Sunday, January 12, 2014
Department of Justice
Department of Justice
Office of Public Affairs
FOR IMMEDIATE RELEASE
Tuesday, November 22, 2011
Department of Justice Challenges Utah’s Immigration Law
Several Provisions Interfere with Enforcement of Federal Immigration Law
WASHINGTON – The Department of Justice today challenged Utah’s immigration law, which comes after recent lawsuits in Arizona, Alabama and South Carolina.
In a complaint, filed in the District of Utah, the department states that several provisions of Utah’s H.B. 497 are preempted by federal law. The provisions were enacted on March, 15, 2011.
The department’s lawsuit comes after several months of constructive discussions with Utah state officials. Notwithstanding today’s lawsuit, department officials expect this important dialogue to continue.
The department’s complaint states that H.B. 497 clearly violates the Constitution because it attempts to establish state-specific immigration policy. The law creates and mandates immigration enforcement measures that interfere with the immigration priorities and practices of the federal government in a way which is not cooperative with the primary federal role in this area. The law’s mandates on law enforcement could lead to harassment and detention of foreign visitors and legal immigrants who are in the process of having their immigration status reviewed in federal proceedings and whom the federal government has permitted to stay in this country while such proceedings are pending.
The federal government has the ultimate authority to enforce federal immigration laws and the Constitution does not permit a patchwork of local immigration policies. A state setting its own immigration policy interferes with the federal government’s enforcement efforts.
“A patchwork of immigration laws is not the answer and will only create further problems in our immigration system,” said Attorney General Eric Holder. “The federal government is the chief enforcer of immigration laws and while we appreciate cooperation from states, which remains important, it is clearly unconstitutional for a state to set its own immigration policy. We will continue to monitor and coordinate with our federal partners as we remain concerned about the potential impact of these state laws.”
“This kind of legislation diverts critical law enforcement resources from the most serious threats to public safety and undermines the vital trust between local jurisdictions and the communities they serve,” said Department of Homeland Security Secretary Janet Napolitano. “The Department will continue to enforce federal immigration laws in Utah in smart, effective ways that focus our resources on criminal aliens, recent border crossers, repeat and egregious immigration law violators and employers who knowingly hire illegal labor.”

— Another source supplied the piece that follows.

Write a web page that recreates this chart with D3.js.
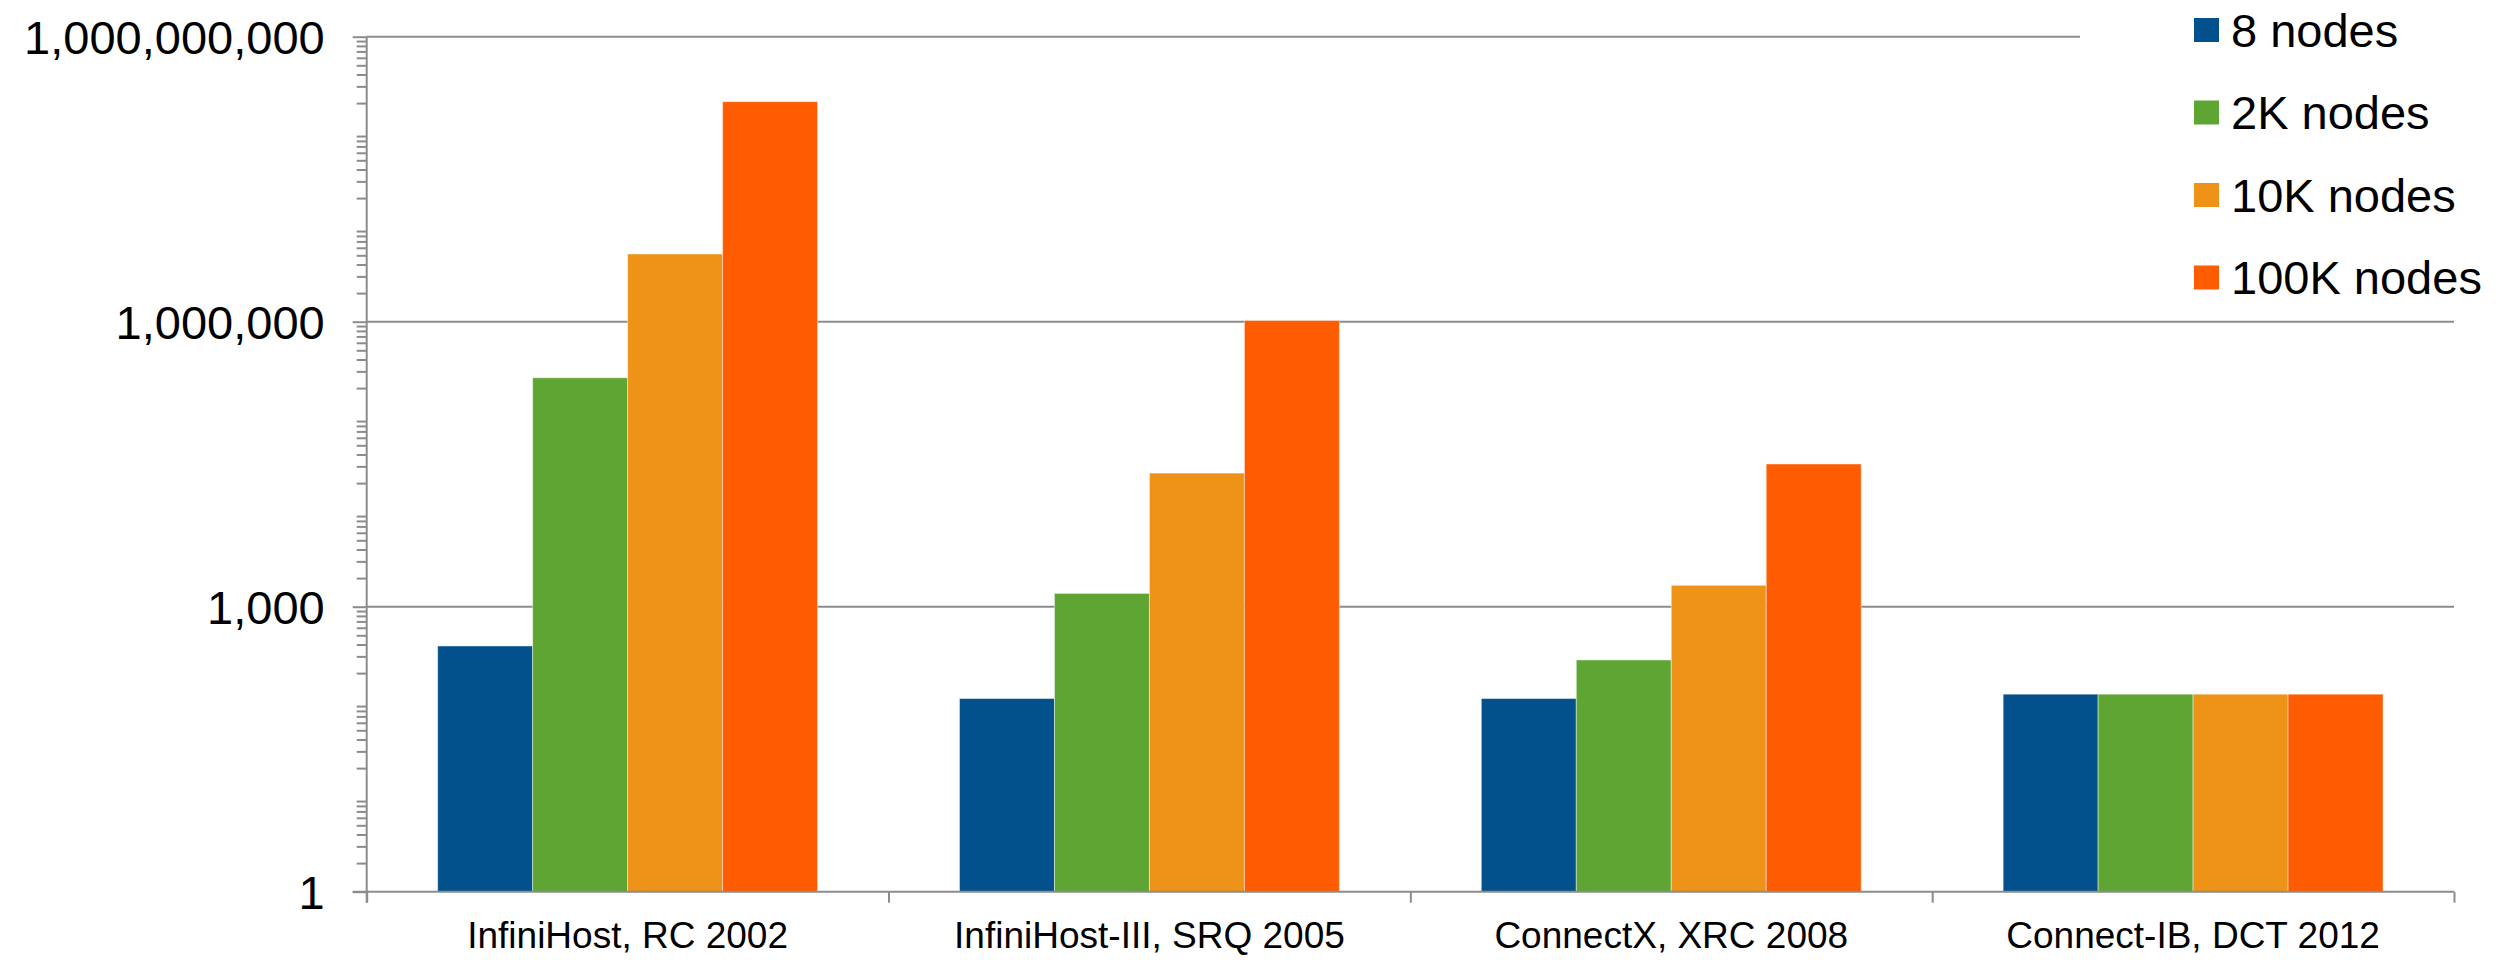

The department notified Utah state officials of its position that the Utah’s Immigrant Guest Worker statutes, H.B. 116 and H.B. 469, are clearly preempted by federal law. Given that the provisions do not take effect until 2013, and in light of the constructive conversations the department continues to have with Utah officials about these provisions pursuant to the Justice Department’s long-standing policy of exploring resolution short of litigation before filing suit against a state, the department is not challenging these provisions today. If, however, Utah fails to comply with federal law in this area, the department will not hesitate to take the legal action necessary to vindicate the important federal interests in this matter before these laws go into effect.
The suit was filed on behalf of the Departments of Justice, Homeland Security and State, which share responsibilities in administering federal immigration law. The department will soon request a preliminary injunction to enjoin enforcement of the certain provisions of H.B. 497.
The Justice Department previously challenged S.B. 1070, H.B. 56, and Act No. 69 on federal preemption grounds in Arizona, Alabama and South Carolina, respectively. The department continues to review immigration-related laws that were passed in Indiana and Georgia. Courts have enjoined key parts of the Arizona, Alabama, Georgia and Indiana state laws and temporarily restrained enforcement of Utah’s law.